In this case, the CFC income based on the financial statements could be determined if one of the following conditions is met:

(i) if the CFC is located in a state with which the Russian Federation has an international Treaty on tax issues, with the exception of countries (territories) that do  not provide the exchange of information for tax purposes with the Russian Federation (Switzerland, Austria, UK, Malta have been excluded from the List of the Federal tax service as of 01.02.2016, but Brazil remained);
(ii) if there is an audit report to the financial statement of CFC, which does not contain negative opinion or refusal to express opinion.

For these purposes the unconsolidated financial statements are used
in accordance with the standards set by the domestic  law of the CFC or by the International financial reporting standards.

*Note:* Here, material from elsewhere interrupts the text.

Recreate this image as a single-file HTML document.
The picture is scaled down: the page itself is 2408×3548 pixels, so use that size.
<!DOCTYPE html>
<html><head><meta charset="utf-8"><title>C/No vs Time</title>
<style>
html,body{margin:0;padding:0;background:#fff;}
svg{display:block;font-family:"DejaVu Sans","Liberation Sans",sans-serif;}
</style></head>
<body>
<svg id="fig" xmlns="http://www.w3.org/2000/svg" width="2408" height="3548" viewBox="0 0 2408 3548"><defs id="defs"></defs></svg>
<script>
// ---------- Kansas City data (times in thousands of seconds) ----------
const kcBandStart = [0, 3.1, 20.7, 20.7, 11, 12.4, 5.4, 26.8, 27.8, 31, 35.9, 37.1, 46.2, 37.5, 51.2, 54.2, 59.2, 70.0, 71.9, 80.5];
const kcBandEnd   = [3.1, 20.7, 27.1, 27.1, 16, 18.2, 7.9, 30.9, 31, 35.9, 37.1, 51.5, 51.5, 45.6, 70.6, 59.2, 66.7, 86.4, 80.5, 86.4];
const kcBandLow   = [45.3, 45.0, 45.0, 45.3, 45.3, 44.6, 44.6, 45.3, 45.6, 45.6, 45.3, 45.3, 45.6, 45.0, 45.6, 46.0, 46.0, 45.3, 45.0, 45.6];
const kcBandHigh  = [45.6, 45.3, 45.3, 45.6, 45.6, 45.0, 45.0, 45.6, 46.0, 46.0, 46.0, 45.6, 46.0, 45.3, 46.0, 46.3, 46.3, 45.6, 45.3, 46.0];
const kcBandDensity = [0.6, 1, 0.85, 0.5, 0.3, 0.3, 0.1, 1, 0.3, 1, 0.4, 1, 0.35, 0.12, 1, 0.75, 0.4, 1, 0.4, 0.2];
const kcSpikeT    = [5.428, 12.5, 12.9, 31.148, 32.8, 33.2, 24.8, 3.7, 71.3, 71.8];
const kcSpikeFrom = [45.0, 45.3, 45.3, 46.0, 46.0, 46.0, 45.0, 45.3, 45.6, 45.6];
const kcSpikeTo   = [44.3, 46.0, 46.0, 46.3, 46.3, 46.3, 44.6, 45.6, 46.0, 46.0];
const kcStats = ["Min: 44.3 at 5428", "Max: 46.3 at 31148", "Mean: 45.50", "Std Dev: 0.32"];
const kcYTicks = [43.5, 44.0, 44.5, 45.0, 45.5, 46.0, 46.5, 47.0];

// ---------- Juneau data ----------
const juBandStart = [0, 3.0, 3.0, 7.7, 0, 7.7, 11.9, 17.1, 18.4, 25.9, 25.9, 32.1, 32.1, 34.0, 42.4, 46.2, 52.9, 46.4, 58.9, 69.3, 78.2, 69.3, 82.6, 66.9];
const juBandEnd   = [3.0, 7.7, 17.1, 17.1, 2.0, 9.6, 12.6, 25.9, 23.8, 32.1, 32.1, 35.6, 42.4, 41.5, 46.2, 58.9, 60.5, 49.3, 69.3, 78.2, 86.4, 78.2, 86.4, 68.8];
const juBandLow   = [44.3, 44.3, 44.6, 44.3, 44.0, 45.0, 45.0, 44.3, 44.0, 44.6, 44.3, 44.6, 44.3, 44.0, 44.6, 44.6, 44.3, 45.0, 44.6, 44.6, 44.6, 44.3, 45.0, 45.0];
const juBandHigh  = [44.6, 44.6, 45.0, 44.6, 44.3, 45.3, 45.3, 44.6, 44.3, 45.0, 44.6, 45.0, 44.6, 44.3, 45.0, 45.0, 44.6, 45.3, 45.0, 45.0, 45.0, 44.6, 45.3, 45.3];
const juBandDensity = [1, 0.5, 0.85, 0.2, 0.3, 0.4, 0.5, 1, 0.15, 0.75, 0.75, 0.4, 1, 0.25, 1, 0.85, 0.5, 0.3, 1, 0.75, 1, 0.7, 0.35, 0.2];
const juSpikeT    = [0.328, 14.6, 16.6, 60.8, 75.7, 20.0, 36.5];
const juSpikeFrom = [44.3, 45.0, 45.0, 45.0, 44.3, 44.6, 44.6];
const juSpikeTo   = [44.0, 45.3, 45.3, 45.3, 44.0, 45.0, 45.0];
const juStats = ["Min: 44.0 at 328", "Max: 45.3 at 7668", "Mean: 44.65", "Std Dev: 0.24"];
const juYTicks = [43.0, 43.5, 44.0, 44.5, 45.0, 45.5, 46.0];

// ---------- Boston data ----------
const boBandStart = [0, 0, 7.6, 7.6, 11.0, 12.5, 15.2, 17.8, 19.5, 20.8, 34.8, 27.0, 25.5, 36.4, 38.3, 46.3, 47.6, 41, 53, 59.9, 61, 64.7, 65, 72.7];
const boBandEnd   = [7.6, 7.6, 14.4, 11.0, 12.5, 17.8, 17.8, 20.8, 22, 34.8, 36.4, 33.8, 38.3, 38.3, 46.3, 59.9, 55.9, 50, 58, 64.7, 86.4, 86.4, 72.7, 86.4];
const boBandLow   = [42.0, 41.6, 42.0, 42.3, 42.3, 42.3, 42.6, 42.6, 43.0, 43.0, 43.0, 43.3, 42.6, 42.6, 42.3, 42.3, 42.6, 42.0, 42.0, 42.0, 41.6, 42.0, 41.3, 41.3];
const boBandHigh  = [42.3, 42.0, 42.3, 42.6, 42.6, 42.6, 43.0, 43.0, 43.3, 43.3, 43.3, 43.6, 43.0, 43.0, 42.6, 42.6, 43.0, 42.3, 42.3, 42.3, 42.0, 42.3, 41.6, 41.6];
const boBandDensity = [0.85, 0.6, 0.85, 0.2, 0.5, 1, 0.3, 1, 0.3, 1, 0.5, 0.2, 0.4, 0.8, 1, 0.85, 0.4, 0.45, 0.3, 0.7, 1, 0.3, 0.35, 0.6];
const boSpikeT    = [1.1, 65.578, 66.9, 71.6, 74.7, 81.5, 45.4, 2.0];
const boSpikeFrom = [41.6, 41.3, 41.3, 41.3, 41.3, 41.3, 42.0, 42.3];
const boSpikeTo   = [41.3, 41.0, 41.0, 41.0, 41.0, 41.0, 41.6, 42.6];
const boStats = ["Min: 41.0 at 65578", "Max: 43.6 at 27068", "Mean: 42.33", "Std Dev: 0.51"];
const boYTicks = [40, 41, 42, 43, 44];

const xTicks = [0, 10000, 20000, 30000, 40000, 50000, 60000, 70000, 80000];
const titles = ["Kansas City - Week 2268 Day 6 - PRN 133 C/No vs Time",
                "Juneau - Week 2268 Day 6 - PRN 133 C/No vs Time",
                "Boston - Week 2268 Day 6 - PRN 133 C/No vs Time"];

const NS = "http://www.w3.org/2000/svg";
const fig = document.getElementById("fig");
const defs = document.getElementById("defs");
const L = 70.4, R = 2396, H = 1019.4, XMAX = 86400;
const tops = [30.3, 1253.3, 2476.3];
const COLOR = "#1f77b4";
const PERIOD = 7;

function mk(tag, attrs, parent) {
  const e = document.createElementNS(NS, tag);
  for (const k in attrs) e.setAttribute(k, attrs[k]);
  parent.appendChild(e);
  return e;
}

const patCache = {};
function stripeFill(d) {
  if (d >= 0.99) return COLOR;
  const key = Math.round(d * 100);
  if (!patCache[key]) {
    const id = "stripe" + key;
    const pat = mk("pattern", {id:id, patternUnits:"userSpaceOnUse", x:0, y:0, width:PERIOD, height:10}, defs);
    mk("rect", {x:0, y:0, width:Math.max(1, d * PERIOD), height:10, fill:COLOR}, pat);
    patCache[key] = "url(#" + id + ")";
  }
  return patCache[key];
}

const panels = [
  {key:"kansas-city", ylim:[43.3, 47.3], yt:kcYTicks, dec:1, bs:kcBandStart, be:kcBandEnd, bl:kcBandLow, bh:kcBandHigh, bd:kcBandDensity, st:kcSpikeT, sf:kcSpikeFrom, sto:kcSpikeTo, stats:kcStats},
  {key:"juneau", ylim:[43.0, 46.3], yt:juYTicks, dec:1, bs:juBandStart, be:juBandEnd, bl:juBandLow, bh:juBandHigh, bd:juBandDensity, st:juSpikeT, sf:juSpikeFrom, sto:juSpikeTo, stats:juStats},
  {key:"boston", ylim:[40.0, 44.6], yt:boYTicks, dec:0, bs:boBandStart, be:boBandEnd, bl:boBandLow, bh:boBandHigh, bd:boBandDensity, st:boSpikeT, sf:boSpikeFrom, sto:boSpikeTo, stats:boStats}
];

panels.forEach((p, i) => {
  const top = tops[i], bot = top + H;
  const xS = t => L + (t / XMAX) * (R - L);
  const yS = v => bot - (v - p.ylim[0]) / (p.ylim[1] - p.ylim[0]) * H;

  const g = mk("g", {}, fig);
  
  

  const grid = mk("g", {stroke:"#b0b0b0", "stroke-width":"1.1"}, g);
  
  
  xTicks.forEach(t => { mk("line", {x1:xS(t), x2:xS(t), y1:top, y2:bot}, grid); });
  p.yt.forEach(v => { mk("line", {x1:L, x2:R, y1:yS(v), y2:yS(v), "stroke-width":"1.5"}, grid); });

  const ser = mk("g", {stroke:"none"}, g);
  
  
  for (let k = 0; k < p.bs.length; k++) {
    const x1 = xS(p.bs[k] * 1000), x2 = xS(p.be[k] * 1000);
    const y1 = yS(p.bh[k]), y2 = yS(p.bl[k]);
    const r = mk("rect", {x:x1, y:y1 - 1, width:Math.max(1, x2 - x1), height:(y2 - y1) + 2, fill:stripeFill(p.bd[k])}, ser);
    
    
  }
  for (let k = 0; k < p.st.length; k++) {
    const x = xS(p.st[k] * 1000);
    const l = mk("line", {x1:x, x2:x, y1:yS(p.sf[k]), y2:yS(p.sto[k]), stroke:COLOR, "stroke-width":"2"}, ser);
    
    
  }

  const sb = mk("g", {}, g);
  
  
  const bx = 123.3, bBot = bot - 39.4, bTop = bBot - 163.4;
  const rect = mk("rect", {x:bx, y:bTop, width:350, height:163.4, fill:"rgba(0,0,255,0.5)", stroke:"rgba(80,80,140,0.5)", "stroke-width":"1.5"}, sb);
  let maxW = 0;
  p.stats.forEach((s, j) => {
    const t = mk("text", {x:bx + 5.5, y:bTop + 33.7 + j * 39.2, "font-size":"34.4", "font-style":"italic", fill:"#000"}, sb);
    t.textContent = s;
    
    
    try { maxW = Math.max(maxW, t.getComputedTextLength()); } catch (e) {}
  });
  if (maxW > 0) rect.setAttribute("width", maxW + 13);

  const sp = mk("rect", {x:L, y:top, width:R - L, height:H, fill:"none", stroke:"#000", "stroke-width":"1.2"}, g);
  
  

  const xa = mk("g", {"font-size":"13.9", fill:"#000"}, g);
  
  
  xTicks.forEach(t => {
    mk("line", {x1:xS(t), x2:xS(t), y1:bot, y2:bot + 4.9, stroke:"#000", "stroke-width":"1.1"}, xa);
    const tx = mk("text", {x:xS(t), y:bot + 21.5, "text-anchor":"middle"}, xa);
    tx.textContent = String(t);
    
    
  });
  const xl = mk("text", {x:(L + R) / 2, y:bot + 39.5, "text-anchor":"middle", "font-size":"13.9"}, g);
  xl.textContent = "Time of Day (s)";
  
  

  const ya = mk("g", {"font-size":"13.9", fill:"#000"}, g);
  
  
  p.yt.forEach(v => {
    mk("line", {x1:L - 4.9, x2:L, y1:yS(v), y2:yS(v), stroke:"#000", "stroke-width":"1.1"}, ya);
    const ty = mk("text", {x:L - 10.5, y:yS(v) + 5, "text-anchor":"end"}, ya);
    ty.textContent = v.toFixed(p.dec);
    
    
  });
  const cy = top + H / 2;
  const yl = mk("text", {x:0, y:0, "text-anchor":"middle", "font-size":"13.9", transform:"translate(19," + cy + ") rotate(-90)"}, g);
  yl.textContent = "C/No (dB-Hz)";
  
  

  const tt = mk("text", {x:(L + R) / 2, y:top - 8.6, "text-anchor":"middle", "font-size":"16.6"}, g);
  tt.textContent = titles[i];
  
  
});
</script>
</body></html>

These changes mean that the income of the CFC - an offshore company,  may be determined according to the financial statements if the audit report be provided.

Determination of income on the basis of the Chapter 25 of the Tax code of the Russian Federation is made if  the CFC income could not be confirmed by the financial statements in accordance with the set requirements, or by the desire of the taxpayer.

In this case this method of determination of profit (according to the Chapter 25 of the Tax code of the Russian federation) shall apply for
five years.

When calculating the CFC's income  there should be made an adjustment on the sum of revaluated securities and other financial instruments, on the amounts of reserves and amounts of
profit/loss of subsidiaries.

The amount of loss according to the financial statements can be carried forward to the future periods without restrictions.

The CFC's income is reduced on dividends paid, and concerning foreign structures without forming a legal entity - is reduced on the amount of distributed profit (moreover not just in favor of controlling persons).

The CFC’s income is recognized (i) as of the date of the decision on profit distribution, and if the decision has not been accepted, (ii) on December 31 of the year following the tax period the period of the controlling person.

4. The elimination of taxation

The amendments specify the list of passive income and the way to determine their share, which is one of the grounds for recognition the exemption of the CFC's income from  tax.

If a controlling person has paid the tax on CFC's income, so while
distributing dividends to the controlling entity the tax would not be paid. In this case there is a need to confirm with documents the fact of payment of tax on CFC's income.

If the foreign company pleaded itself as a tax resident of the Russian Federation, it has the right to apply the rate of 0 percent on dividends received (in the process of forced recognition of such state this right won’t be granted).

The amendments established special rules on transfer of property of the  structures without forming a legal entity:
– transfer of the property into such a structure does not lead to taxable income;
– income of individuals from such structure in the frames of previously made investment is not subject to taxation (except  the situation when the structure has undivided profits at the time of distribution of income);
– the reallocation of rights of control over such structures within one
family or close relatives is not recognized as the receipt of income.

5. Tax-free liquidation

Transfer of CFC securities to the controlling person (or its related parties) will be treated as a tax neutral event for this CFC, and also for the controlling natural person (he/she will not be charged with material benefit).
By  the further disposal of such property, the shareholder is entitled to reduce income from the sale at the lower of the two values:
- documentary confirmed value of property stated in the books of the liquidated organization or,
- market value of the property.

Preferential tax treatment upon liquidation of foreign companies and structures without forming a legal entity is valid if the corresponding CFC would be liquidated before January 1, 2018 (previously 1 January 2017).